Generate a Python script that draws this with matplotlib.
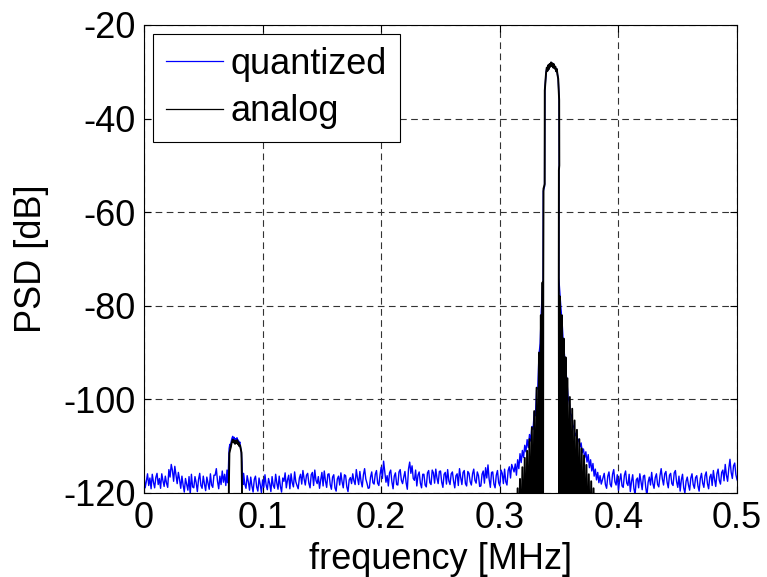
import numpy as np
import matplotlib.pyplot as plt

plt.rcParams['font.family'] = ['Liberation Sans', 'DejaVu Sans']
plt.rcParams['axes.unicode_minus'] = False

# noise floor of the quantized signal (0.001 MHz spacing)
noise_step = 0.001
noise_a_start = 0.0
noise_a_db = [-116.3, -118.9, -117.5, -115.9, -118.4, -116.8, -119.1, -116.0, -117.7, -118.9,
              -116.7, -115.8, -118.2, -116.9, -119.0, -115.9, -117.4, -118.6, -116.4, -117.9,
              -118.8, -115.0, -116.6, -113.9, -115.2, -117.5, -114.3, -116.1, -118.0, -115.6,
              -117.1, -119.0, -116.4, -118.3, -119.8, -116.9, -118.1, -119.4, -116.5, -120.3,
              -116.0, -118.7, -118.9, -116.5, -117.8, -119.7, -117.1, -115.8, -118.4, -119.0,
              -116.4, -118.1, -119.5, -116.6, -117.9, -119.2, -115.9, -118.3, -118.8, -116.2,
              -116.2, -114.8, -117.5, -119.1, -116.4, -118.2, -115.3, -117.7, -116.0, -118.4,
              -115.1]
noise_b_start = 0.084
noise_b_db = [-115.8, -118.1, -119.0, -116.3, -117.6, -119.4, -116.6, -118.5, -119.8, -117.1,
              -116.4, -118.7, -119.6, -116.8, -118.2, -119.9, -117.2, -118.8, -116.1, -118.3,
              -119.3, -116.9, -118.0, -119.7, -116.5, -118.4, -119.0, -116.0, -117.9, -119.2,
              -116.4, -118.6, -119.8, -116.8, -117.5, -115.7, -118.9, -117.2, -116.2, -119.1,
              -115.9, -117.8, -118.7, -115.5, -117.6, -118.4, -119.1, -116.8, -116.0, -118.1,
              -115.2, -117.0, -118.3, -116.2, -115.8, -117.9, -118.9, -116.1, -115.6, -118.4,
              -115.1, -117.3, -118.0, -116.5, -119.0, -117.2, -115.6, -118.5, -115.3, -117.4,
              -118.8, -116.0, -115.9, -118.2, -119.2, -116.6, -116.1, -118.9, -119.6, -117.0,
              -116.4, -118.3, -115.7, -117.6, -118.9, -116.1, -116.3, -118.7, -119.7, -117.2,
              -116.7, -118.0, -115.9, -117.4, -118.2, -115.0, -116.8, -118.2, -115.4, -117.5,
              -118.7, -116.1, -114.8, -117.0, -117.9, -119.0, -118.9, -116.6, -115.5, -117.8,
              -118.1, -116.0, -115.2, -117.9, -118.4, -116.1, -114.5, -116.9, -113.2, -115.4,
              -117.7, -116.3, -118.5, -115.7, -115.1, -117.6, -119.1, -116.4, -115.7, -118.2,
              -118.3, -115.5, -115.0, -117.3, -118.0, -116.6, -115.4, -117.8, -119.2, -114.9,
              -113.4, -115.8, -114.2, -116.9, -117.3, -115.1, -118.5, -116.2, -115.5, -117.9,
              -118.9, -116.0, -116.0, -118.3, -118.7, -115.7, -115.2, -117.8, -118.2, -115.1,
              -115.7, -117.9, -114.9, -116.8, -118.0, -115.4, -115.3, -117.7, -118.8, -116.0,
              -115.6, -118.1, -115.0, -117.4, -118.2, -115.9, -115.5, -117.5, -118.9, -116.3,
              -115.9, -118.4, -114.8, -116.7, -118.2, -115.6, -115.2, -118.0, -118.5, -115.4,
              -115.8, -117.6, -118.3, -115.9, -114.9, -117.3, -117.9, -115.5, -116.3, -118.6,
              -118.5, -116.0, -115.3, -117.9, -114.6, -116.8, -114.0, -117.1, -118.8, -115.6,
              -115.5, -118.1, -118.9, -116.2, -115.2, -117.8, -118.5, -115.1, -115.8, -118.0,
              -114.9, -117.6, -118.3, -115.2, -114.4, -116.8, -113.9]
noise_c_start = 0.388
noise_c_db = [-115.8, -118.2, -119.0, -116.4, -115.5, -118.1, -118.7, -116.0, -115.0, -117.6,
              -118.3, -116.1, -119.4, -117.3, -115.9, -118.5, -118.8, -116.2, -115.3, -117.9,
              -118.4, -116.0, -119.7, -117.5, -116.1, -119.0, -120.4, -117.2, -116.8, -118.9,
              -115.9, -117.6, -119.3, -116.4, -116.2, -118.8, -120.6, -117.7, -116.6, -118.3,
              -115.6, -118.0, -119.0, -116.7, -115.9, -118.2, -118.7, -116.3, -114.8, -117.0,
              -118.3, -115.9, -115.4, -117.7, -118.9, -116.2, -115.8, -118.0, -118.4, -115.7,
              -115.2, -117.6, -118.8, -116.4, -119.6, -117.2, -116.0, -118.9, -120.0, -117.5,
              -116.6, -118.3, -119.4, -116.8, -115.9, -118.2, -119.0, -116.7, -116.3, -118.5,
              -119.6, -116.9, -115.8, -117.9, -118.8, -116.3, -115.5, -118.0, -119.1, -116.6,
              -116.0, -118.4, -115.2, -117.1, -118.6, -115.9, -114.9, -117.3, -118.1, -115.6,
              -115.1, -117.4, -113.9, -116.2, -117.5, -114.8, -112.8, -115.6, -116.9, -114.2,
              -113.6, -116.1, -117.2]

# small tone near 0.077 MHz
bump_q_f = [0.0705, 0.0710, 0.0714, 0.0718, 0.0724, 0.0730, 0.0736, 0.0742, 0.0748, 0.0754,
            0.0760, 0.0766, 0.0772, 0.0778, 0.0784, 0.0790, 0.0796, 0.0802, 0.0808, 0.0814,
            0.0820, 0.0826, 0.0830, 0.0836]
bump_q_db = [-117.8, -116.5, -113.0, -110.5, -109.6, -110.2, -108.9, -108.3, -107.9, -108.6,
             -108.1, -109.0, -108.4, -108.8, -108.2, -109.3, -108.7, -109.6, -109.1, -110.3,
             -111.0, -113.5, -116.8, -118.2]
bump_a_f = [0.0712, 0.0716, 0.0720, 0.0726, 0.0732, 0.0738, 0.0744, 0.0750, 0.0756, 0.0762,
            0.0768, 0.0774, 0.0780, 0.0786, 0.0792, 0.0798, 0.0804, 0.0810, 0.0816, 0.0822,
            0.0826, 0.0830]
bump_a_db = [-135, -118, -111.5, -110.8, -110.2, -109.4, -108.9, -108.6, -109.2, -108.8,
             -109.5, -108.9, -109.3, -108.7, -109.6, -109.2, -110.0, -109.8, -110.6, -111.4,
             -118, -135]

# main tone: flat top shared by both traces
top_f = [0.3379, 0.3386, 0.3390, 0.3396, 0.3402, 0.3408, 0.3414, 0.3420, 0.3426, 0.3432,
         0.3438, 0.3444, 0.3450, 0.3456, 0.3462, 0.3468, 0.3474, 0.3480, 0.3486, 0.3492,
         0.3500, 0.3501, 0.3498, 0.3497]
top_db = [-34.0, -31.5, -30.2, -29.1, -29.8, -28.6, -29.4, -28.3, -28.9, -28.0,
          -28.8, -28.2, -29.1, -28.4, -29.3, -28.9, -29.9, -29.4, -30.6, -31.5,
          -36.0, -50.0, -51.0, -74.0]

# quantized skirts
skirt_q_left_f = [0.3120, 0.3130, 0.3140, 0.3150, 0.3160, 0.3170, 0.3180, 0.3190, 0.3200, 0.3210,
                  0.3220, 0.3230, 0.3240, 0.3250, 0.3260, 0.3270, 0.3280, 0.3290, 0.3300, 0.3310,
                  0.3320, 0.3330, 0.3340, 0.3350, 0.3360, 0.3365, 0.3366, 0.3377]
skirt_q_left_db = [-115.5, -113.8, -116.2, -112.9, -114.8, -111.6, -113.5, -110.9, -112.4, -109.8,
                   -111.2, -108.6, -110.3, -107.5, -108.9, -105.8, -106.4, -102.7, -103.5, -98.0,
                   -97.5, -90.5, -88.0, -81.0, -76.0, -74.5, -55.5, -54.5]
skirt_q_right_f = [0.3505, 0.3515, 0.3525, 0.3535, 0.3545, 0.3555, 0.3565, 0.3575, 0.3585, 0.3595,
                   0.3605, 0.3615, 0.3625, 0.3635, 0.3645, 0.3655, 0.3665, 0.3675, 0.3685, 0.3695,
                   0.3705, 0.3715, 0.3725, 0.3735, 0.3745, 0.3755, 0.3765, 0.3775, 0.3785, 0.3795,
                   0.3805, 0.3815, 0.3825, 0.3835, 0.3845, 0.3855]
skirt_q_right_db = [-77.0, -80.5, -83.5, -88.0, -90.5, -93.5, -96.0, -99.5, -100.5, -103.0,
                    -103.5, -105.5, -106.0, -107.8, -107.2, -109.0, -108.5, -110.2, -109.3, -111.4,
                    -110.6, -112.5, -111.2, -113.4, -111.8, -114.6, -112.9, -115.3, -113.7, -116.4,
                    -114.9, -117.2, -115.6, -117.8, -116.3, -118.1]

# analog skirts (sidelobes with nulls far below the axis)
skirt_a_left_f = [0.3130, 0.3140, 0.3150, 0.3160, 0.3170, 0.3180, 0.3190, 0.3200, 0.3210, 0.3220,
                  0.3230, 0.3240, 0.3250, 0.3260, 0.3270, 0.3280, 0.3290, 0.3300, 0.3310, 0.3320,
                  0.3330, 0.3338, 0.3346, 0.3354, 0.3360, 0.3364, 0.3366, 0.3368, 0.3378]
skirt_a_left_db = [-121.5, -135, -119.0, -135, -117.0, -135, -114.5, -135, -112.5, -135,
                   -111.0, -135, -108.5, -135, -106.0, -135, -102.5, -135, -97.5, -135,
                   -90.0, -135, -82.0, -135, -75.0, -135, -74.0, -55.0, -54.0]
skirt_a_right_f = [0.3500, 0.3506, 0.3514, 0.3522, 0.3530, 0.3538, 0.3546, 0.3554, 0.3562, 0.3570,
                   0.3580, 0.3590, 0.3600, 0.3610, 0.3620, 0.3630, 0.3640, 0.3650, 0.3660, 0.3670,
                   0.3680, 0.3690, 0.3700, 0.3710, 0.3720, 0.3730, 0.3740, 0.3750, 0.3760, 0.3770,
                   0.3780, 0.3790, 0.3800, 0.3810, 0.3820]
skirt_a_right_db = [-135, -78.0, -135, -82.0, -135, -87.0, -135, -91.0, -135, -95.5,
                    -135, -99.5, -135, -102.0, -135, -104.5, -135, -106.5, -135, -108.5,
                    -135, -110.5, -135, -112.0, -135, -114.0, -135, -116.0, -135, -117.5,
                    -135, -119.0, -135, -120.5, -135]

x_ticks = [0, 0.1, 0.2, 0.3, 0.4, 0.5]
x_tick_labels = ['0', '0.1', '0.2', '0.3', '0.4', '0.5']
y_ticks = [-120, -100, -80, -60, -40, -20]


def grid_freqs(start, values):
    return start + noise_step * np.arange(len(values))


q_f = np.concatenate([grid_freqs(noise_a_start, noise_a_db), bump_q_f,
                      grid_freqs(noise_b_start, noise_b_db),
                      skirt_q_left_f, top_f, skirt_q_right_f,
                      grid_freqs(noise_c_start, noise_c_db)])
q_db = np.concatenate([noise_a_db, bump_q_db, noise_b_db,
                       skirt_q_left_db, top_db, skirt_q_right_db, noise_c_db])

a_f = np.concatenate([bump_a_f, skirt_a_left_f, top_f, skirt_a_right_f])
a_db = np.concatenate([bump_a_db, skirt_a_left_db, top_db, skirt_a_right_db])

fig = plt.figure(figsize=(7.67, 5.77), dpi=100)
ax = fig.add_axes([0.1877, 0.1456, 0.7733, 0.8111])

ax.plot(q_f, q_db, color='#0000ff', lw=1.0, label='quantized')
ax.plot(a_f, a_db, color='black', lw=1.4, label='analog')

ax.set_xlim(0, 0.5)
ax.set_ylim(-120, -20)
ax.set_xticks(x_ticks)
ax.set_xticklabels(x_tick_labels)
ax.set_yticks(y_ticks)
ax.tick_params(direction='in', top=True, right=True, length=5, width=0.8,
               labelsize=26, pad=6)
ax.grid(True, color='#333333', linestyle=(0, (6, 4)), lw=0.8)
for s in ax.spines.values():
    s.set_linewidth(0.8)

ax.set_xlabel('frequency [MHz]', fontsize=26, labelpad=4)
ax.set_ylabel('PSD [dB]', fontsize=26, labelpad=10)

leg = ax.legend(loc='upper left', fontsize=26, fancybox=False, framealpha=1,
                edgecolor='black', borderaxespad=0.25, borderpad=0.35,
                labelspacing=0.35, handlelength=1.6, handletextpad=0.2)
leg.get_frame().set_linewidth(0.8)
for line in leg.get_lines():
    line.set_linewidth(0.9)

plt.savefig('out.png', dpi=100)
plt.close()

|---|

» **YOUR INSTRUCTIONS**:
Restate the data word for word from its first line through the line with "plt.rcParams['axes.unicode_minus'] = False", leaving out any picture along the way.

» **OUTPUT FOR THIS TASK**:
Generate a Python script that draws this with matplotlib.
import numpy as np
import matplotlib.pyplot as plt

plt.rcParams['font.family'] = ['Liberation Sans', 'DejaVu Sans']
plt.rcParams['axes.unicode_minus'] = False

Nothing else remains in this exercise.